Records excerpted from a collection:
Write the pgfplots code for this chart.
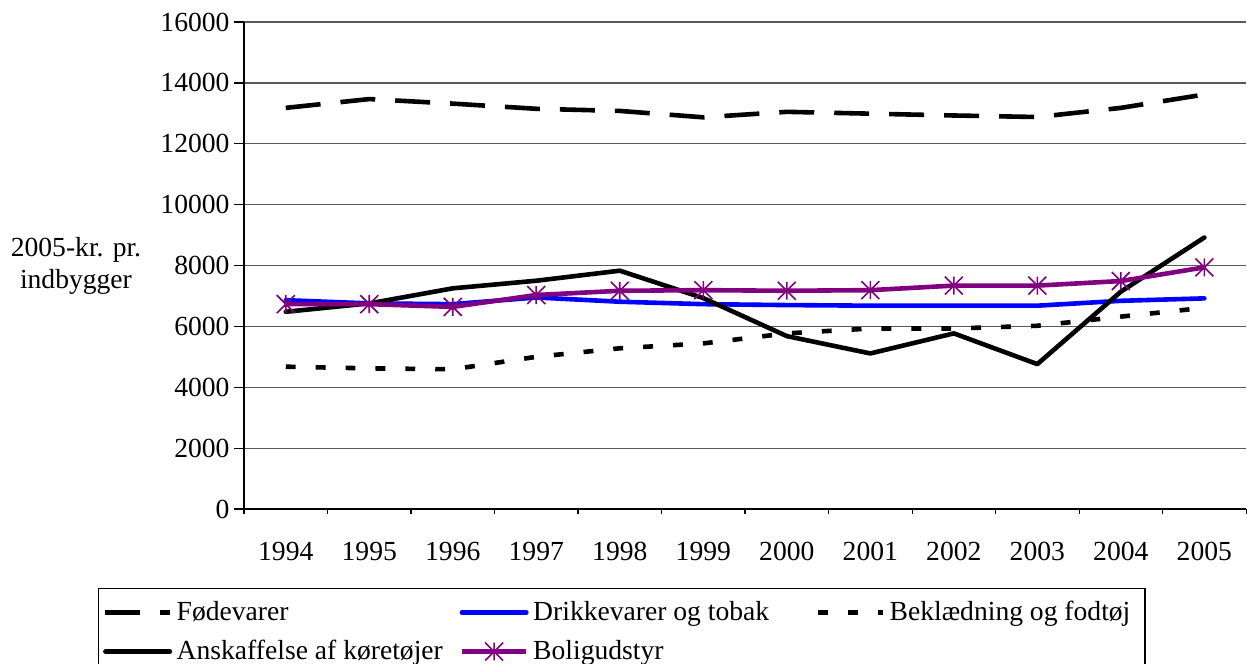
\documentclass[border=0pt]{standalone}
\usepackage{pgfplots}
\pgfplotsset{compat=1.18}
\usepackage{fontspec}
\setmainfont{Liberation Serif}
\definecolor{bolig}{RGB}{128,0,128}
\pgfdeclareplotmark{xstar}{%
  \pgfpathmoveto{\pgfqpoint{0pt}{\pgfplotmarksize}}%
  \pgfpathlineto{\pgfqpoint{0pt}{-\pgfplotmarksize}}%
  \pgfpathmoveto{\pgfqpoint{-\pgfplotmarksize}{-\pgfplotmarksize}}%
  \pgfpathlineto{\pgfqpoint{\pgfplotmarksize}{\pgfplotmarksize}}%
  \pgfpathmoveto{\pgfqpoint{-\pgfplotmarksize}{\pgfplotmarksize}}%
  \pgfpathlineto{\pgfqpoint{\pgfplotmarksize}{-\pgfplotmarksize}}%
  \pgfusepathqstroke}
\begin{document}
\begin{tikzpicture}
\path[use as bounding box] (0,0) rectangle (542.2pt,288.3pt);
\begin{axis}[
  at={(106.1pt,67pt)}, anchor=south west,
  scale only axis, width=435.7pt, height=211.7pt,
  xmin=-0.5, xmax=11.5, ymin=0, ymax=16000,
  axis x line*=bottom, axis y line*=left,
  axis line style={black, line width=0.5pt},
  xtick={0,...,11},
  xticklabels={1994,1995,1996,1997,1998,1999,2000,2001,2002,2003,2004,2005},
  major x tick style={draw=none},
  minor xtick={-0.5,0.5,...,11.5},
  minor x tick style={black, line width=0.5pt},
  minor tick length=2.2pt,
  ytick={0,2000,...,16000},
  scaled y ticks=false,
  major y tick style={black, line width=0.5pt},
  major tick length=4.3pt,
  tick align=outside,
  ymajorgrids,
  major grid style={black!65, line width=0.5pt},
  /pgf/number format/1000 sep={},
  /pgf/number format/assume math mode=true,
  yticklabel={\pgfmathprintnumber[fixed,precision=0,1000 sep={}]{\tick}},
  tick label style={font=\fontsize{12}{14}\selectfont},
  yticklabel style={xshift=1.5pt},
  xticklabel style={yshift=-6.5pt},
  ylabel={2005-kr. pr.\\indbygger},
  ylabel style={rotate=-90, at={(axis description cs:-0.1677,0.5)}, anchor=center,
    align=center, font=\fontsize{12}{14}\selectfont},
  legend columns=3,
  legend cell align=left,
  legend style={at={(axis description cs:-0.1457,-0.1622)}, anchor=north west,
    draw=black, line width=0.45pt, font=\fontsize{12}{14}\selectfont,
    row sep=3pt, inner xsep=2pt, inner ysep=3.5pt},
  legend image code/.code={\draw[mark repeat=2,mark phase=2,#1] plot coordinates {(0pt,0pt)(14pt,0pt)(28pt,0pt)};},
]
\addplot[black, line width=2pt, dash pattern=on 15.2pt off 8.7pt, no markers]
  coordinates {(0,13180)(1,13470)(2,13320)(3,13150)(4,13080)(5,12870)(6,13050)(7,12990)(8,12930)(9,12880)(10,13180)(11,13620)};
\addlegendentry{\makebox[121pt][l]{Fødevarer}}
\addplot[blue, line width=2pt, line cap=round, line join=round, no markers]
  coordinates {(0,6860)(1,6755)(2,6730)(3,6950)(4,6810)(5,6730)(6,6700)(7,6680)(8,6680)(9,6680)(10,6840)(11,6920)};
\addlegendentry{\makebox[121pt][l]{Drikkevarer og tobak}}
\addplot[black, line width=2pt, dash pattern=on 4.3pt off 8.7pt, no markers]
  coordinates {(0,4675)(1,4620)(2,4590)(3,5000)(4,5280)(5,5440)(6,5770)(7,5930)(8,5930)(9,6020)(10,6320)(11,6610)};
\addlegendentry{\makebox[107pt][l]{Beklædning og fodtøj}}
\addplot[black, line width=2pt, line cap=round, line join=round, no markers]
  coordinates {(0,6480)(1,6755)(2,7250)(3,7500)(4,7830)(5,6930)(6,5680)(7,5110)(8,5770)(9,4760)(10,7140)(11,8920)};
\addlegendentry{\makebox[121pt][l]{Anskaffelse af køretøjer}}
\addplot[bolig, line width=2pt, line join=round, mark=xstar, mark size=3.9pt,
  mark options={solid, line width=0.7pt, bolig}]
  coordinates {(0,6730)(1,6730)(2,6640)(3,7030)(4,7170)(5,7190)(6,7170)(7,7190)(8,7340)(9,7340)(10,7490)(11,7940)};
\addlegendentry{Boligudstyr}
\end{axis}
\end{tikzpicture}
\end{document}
---
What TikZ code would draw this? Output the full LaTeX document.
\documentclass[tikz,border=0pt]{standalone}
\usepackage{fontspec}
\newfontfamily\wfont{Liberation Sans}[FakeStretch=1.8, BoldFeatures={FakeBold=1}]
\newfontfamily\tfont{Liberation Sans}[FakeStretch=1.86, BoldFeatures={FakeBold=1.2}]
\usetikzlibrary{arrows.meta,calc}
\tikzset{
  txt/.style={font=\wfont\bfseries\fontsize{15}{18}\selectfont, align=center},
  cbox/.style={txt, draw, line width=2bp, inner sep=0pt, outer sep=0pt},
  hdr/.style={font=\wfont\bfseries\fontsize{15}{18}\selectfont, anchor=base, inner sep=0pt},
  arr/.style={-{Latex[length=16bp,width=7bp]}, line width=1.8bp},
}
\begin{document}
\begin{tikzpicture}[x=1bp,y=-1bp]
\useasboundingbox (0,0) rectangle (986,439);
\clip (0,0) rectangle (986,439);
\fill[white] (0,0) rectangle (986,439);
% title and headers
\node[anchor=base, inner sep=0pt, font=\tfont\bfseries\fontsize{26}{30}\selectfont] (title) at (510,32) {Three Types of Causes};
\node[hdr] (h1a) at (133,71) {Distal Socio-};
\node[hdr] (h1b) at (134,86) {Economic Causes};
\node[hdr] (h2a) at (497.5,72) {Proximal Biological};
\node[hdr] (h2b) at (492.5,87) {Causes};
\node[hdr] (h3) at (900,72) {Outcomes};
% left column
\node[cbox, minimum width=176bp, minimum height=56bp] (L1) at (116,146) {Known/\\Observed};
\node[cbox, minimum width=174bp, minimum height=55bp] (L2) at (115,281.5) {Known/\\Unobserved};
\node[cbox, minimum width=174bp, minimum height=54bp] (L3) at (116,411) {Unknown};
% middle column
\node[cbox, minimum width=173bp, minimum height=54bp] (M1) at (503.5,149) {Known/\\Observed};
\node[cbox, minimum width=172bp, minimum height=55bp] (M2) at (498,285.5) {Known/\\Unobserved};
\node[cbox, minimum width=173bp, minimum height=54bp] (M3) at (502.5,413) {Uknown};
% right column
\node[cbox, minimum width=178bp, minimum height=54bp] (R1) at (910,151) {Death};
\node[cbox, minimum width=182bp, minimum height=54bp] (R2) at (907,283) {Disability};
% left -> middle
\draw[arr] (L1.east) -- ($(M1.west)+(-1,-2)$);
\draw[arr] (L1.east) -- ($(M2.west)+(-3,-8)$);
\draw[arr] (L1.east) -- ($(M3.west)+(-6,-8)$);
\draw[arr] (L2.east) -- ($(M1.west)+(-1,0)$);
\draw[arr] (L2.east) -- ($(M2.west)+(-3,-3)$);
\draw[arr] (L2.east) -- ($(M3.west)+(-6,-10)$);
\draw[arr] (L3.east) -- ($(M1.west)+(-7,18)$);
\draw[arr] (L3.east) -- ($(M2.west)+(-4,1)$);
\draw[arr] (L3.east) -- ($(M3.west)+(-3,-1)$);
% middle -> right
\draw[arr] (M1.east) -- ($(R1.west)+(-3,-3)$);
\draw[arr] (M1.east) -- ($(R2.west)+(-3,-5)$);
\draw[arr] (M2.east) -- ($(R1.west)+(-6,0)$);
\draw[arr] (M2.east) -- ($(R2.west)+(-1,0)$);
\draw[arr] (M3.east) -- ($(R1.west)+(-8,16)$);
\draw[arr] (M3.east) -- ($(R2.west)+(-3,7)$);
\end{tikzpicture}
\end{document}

AIM OF THE TASK: In the records above, find each line with the word "code" and copy it.

SOLUTION TO THE PROBLEM:
Write the pgfplots code for this chart.
  legend image code/.code={\draw[mark repeat=2,mark phase=2,#1] plot coordinates {(0pt,0pt)(14pt,0pt)(28pt,0pt)};},
What TikZ code would draw this? Output the full LaTeX document.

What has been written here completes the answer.